Use a short sustainability addendum instead of rewriting the RFQ

The fastest practical tool is usually a one-page sustainability addendum attached to the current product specification. Keep one substitution per line, one acceptance criterion per line, and one section listing the BOM items that do not change. That gives suppliers a controlled quote framework, shortens review cycles, and reduces the chance of unapproved substitutions during production.

A workable example for a keychain program is: base material changed to recycled-content zinc alloy with target 30-50% recycled input, subject to approved pre-production sample; thickness remains 3.0 mm +/-0.10 mm; plating remains bright nickel with existing clear topcoat; attachment remains 30 mm split ring plus short chain; front face remains epoxy-free; individual polybag replaced by bulk pack of 25 with tissue interleave; backing card remains 400 gsm FSC-certified board; outer carton remains 5-layer export grade; inspection remains AQL 2.5 major / 4.0 minor; production lead time target remains 14 calendar days after sample approval. That is specific enough to compare cost, capability, and schedule without forcing a redesign.

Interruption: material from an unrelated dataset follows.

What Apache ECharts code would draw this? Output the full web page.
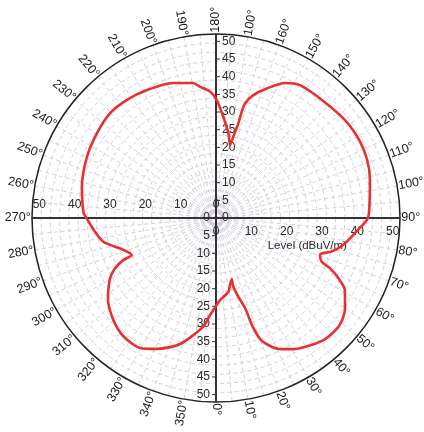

If you manage a mixed program across pins, keychains, magnets, coins, and lanyards, start with the item that combines the highest volume and lowest cosmetic risk. In many cases that is an RPET lanyard, a simple die-cast keychain with standard plating, or a carded pin where packaging can be reduced without exposing the face finish. Those changes usually deliver the cleanest sustainability gain first, with the smallest effect on unit cost, complaint rate, and lead time.